Railroad viaduct on 76th, a recommended bike route – photo by Eric Aliix Rogers
JT: This has been a really interesting process because we definitely tried to have all the areas of the West Region represented, but we also had to have both the veteran cyclists and the new cyclists. Let’s say there’s a young family with children that would like to bike but is scared to. For people like that Milwaukee Avenue is not an asset, Milwaukee is like a frightening highway they would never take their kids on. So what do we do for those folks as well as the people who aren’t afraid to bike anywhere? That’s part of the goal here.
SL: With Phase II of the planning process, the neighborhood greenways [bicycle-prioritized side streets, more commonly known as bike boulevards] it’s much more about smaller trips that you’re making, say between a park and a school. So there are lots of residential streets that would make good bikeways between parks, something that would be better for a family with kids. We’re here today collecting input on which streets might make good neighborhood greenways. We’re also trying to educate people that [a larger street like] Division Street is not a neighborhood greenway. You have to look at streets like Palmer Street, that could become a nice east-west bike street that would allow you to stay off Fullerton or Diversey, which are not so great for going east-west.
Bike boulevard in Berkeley, CA – photo by Carrie Cizauskus
Closer by me in Ukrainian Village I use Paulina a lot because I don’t like to bike on Ashland. So streets like Paulina and Wood are being considered for neighborhood greenways, where you put some traffic calming in and you make it a safer residential street, which also becomes a safer cycling street.
JT: And I believe with a neighborhood greenway they can turn a one-way street into two-way bike routes, and still have it be a one-way street for cars.

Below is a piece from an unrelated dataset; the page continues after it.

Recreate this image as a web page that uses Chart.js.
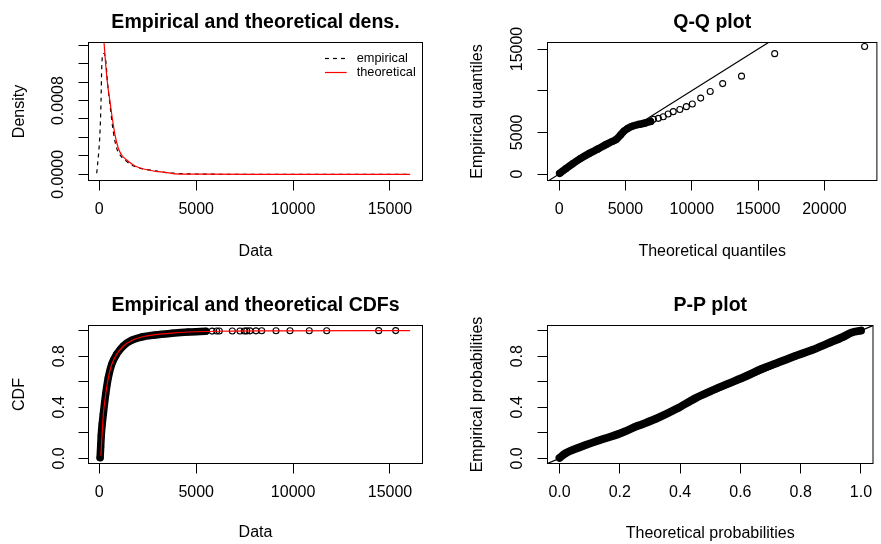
<!DOCTYPE html>
<html><head><meta charset="utf-8">
<script src="https://cdn.jsdelivr.net/npm/chart.js@4.4.1/dist/chart.umd.min.js"></script>
<style>
html,body{margin:0;padding:0;background:#fff;overflow:hidden;}
#wrap{position:relative;width:881px;height:544px;overflow:hidden;background:#fff;}
canvas{position:absolute;}
</style></head><body>
<div id="wrap">
<canvas id="c1" width="440" height="272" style="left:0px;top:0px"></canvas>
<canvas id="c2" width="442" height="272" style="left:440px;top:0px"></canvas>
<canvas id="c3" width="440" height="272" style="left:0px;top:272px"></canvas>
<canvas id="c4" width="442" height="272" style="left:440px;top:272px"></canvas>
</div>
<script>
// ---------- Panel 1: empirical and theoretical densities ----------
const densEmpX = [-134, -15, 36, 88, 124, 175, 243, 330, 433, 552, 722, 898, 1068, 1326, 1672, 2100, 2616, 3132, 3800, 5000, 8000, 12000, 16040];
const densEmpY = [0.0000109, 0.000282, 0.000462, 0.000788, 0.00115, 0.001295, 0.001313, 0.00124, 0.000967, 0.000752, 0.000462, 0.000282, 0.000209, 0.000155, 0.000101, 0.0000651, 0.0000467, 0.0000282, 0.000012, 0.000003, 0, 0, 0];
const densTheoX = [220, 330, 433, 552, 671, 810, 980, 1156, 1414, 1842, 2358, 3044, 3751, 3900, 5000, 8000, 12000, 16040];
const densTheoY = [0.00150, 0.001186, 0.000967, 0.000788, 0.000608, 0.000428, 0.000282, 0.000209, 0.000155, 0.0000901, 0.0000543, 0.0000282, 0.0000109, 0.000004, 0.000001, 0, 0, 0];
const densXTicks = [0, 5000, 10000, 15000];
const densXLabels = ["0", "5000", "10000", "15000"];
const densYTicks = [0, 0.0002, 0.0004, 0.0006, 0.0008, 0.0010, 0.0012, 0.0014];
const densYLabels = ["0.0000", "", "", "", "0.0008", "", "", ""];
const densLegend = ["empirical", "theoretical"];

// ---------- Panel 2: Q-Q plot ----------
const qqBandTheo = [40, 500, 1040, 1600, 2280, 2900, 3520, 4000, 4300, 4640, 4900, 5150, 5500, 6000, 6500, 6900];
const qqBandEmp  = [80, 640, 1250, 1850, 2480, 2980, 3520, 3900, 4150, 4700, 5150, 5450, 5720, 5950, 6120, 6300];
const qqTheo = [7110, 7480, 7850, 8220, 8600, 9100, 9590, 10040, 10670, 11390, 12330, 13750, 16250, 23030];
const qqEmp  = [6560, 6680, 6870, 7200, 7480, 7740, 8080, 8400, 9110, 9900, 10850, 11740, 14440, 15300];
const qqXTicks = [0, 5000, 10000, 15000, 20000];
const qqXLabels = ["0", "5000", "10000", "15000", "20000"];
const qqYTicks = [0, 5000, 10000, 15000];
const qqYLabels = ["0", "5000", "", "15000"];

// ---------- Panel 3: empirical and theoretical CDFs ----------
const cdfBandX = [40, 70, 100, 150, 206, 330, 464, 640, 898, 1238, 1672, 2188, 2874, 3736, 4592, 5500];
const cdfBandY = [0.005, 0.09, 0.18, 0.27, 0.347, 0.503, 0.633, 0.737, 0.816, 0.880, 0.925, 0.950, 0.966, 0.979, 0.989, 0.995];
const cdfPtsX = [5820, 6057, 6192, 6863, 7260, 7482, 7606, 7776, 8086, 8380, 9118, 9840, 10836, 11734, 14417, 15294];
const cdfPtsY = [0.9962, 0.9965, 0.9968, 0.997, 0.9973, 0.9975, 0.9978, 0.998, 0.9983, 0.9985, 0.9988, 0.999, 0.9993, 0.9995, 0.9998, 1.0];
const cdfTheoX = [80, 206, 330, 464, 640, 898, 1238, 1672, 2188, 2874, 3736, 4592, 6000, 9000, 16040];
const cdfTheoY = [0.02, 0.34, 0.50, 0.63, 0.735, 0.815, 0.878, 0.923, 0.950, 0.968, 0.981, 0.989, 0.995, 0.998, 1.0];
const cdfXTicks = [0, 5000, 10000, 15000];
const cdfXLabels = ["0", "5000", "10000", "15000"];
const cdfYTicks = [0, 0.2, 0.4, 0.6, 0.8, 1.0];
const cdfYLabels = ["0.0", "", "0.4", "", "0.8", ""];

// ---------- Panel 4: P-P plot ----------
const ppBandTheo = [0.0, 0.02, 0.065, 0.13, 0.2, 0.26, 0.32, 0.39, 0.45, 0.5, 0.56, 0.62, 0.67, 0.72, 0.78, 0.84, 0.89, 0.94, 0.97, 1.0];
const ppBandEmp  = [0.004, 0.04, 0.085, 0.14, 0.195, 0.255, 0.31, 0.39, 0.47, 0.525, 0.585, 0.645, 0.70, 0.745, 0.80, 0.85, 0.90, 0.95, 0.985, 1.0];
const ppXTicks = [0, 0.2, 0.4, 0.6, 0.8, 1.0];
const ppXLabels = ["0.0", "0.2", "0.4", "0.6", "0.8", "1.0"];
const ppYTicks = [0, 0.2, 0.4, 0.6, 0.8, 1.0];
const ppYLabels = ["0.0", "", "0.4", "", "0.8", ""];

// ---------------------------------------------------------------
const FONT = "'Liberation Sans', Arial, Helvetica, sans-serif";
Chart.defaults.font.family = FONT;
Chart.defaults.color = '#000';

const pts = (xs, ys) => xs.map((x, i) => ({x: x, y: ys[i]}));

const boxPlugin = {
  id: 'rbox',
  afterDraw(chart) {
    const {ctx, chartArea: a} = chart;
    ctx.save();
    ctx.strokeStyle = '#000';
    ctx.lineWidth = 1;
    ctx.strokeRect(a.left, a.top, a.right - a.left, a.bottom - a.top);
    ctx.restore();
  }
};

const legendPlugin = {
  id: 'rlegend',
  afterDraw(chart, args, opts) {
    if (!opts || !opts.items) return;
    const {ctx, chartArea: a} = chart;
    ctx.save();
    ctx.font = '12.8px ' + FONT;
    ctx.textBaseline = 'middle';
    ctx.textAlign = 'left';
    opts.items.forEach((it, i) => {
      const y = a.top + opts.top + i * opts.gap;
      const x0 = a.right - opts.fromRight;
      ctx.strokeStyle = it.color;
      ctx.lineWidth = 1.2;
      ctx.setLineDash(it.dash || []);
      ctx.beginPath();
      ctx.moveTo(x0, y); ctx.lineTo(x0 + opts.lineLen, y);
      ctx.stroke();
      ctx.setLineDash([]);
      ctx.fillStyle = '#000';
      ctx.fillText(it.text, x0 + opts.lineLen + opts.textGap, y);
    });
    ctx.restore();
  }
};

function axisX(min, max, ticks, labels, title, titlePadBottom, height) {
  return {
    type: 'linear', position: 'bottom', min: min, max: max,
    afterBuildTicks: s => { s.ticks = ticks.map(v => ({value: v})); },
    afterFit: s => { s.height = height; },
    ticks: { autoSkip: false, maxRotation: 0, minRotation: 0, padding: 9.6,
             font: {size: 16}, color: '#000',
             callback: (v, i) => labels[i] },
    grid: { drawOnChartArea: false, drawTicks: true, tickLength: 10, color: '#000', lineWidth: 1 },
    border: { display: false },
    title: { display: true, text: title, font: {size: 16}, color: '#000',
             padding: {top: 0, bottom: titlePadBottom} }
  };
}
function axisY(min, max, ticks, labels, title, titlePadTop, width, tickPad) {
  return {
    type: 'linear', position: 'left', min: min, max: max,
    afterBuildTicks: s => { s.ticks = ticks.map(v => ({value: v})); },
    afterFit: s => { s.width = width; },
    ticks: { autoSkip: false, minRotation: 90, maxRotation: 90, crossAlign: 'center',
             padding: tickPad, font: {size: 16}, color: '#000',
             callback: (v, i) => labels[i] },
    grid: { drawOnChartArea: false, drawTicks: true, tickLength: 10, color: '#000', lineWidth: 1 },
    border: { display: false },
    title: { display: true, text: title, font: {size: 16}, color: '#000',
             padding: {top: titlePadTop, bottom: 0} }
  };
}
function baseOptions(title, tTop, tBottom, padRight, scales, legendOpts) {
  return {
    responsive: false, animation: false, devicePixelRatio: 1,
    events: [],
    layout: { padding: {left: 0, right: padRight, top: 0, bottom: 0} },
    plugins: {
      legend: { display: false },
      tooltip: { enabled: false },
      title: { display: true, text: title, fullSize: false, color: '#000',
               font: {size: 19.5, weight: 'bold', lineHeight: 1.2},
               padding: {top: tTop, bottom: tBottom} },
      rlegend: legendOpts || {}
    },
    scales: scales
  };
}

const hollow = { pointRadius: 3, pointBorderWidth: 1.1, pointBorderColor: '#000',
                 pointBackgroundColor: 'rgba(0,0,0,0)', pointStyle: 'circle' };
function band(xs, ys, w, order) {
  return Object.assign({ data: pts(xs, ys), showLine: true, borderColor: '#000', borderWidth: w,
    borderCapStyle: 'round', borderJoinStyle: 'round', cubicInterpolationMode: 'monotone',
    order: order }, hollow);
}
function scatterPts(xs, ys, order) {
  return Object.assign({ data: pts(xs, ys), showLine: false, order: order }, hollow);
}
function curve(xs, ys, color, dash, order) {
  return { data: pts(xs, ys), showLine: true, borderColor: color, borderWidth: 1.2,
           borderDash: dash || [], pointRadius: 0, cubicInterpolationMode: 'monotone', order: order };
}

// Panel 1
new Chart(document.getElementById('c1'), {
  type: 'scatter',
  data: { datasets: [
    curve(densTheoX, densTheoY, '#ff0000', [], 0),
    curve(densEmpX, densEmpY, '#000000', [4, 4], 1)
  ]},
  options: baseOptions('Empirical and theoretical dens.', 10.5, 8.6, 17.5, {
    x: axisX(-558, 16678, densXTicks, densXLabels, 'Data', 11.1, 91.5),
    y: axisY(-0.0000673, 0.00143, densYTicks, densYLabels, 'Density', 9.9, 88.5, -4.3)
  }, { items: [ {text: densLegend[0], color: '#000', dash: [4, 4]},
                {text: densLegend[1], color: '#ff0000'} ],
       top: 16, gap: 14, fromRight: 97.5, lineLen: 21.7, textGap: 10 }),
  plugins: [boxPlugin, legendPlugin]
});

// Panel 2
new Chart(document.getElementById('c2'), {
  type: 'scatter',
  data: { datasets: [
    curve([-2000, 26000], [-2000, 26000], '#000', [], 0),
    scatterPts(qqTheo, qqEmp, 1),
    band(qqBandTheo, qqBandEmp, 7.5, 2)
  ]},
  options: baseOptions('Q-Q plot', 10.5, 8.6, 0.5, {
    x: axisX(-877, 23955, qqXTicks, qqXLabels, 'Theoretical quantiles', 11.1, 91.5),
    y: axisY(-780, 15780, qqYTicks, qqYLabels, 'Empirical quantiles', 27.9, 107.5, -2.2)
  }),
  plugins: [boxPlugin]
});

// Panel 3
new Chart(document.getElementById('c3'), {
  type: 'scatter',
  data: { datasets: [
    curve(cdfTheoX, cdfTheoY, '#ff0000', [], 0),
    scatterPts(cdfPtsX, cdfPtsY, 1),
    band(cdfBandX, cdfBandY, 7.5, 2)
  ]},
  options: baseOptions('Empirical and theoretical CDFs', 21.6, 8.5, 17.5, {
    x: axisX(-558, 16678, cdfXTicks, cdfXLabels, 'Data', 1.6, 80.5),
    y: axisY(-0.04, 1.04, cdfYTicks, cdfYLabels, 'CDF', 9.7, 88.5, 8.2)
  }),
  plugins: [boxPlugin]
});

// Panel 4
new Chart(document.getElementById('c4'), {
  type: 'scatter',
  data: { datasets: [
    curve([-0.1, 1.1], [-0.1, 1.1], '#000', [], 0),
    band(ppBandTheo, ppBandEmp, 8, 1)
  ]},
  options: baseOptions('P-P plot', 21.6, 8.5, 0.5, {
    x: axisX(-0.04, 1.04, ppXTicks, ppXLabels, 'Theoretical probabilities', 1.1, 80.5),
    y: axisY(-0.04, 1.04, ppYTicks, ppYLabels, 'Empirical probabilities', 27.9, 107.5, 8.9)
  }),
  plugins: [boxPlugin]
});
</script>
</body></html>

Belden, for example, is great for riding eastbound on my way to work but coming back it doesn’t work for me. I end up having to come all the way down Milwaukee to the circle here and fighting the cars. It would be much safer to go west on Belden if I could.
SL: Phase III of the process will be the protected bike lane recommendations, so that will be a different set of streets, more like Armitage, Division and Grand, to be considered to have dedicated protected bike lanes, separated from vehicle traffic.
JG: Anything else you’d like to tell me?
SL: We hope to do something again at this year’s Bike Winter Art Show opening party on Friday, February 24. I’d like to have a little informational area that will raise awareness for people who come to the show, that there is this public input process going on which will affect the next ten years of your cycling experience here in Chicago as new roads are converted to protected bike lanes and neighborhood greenways start to pop up throughout the city.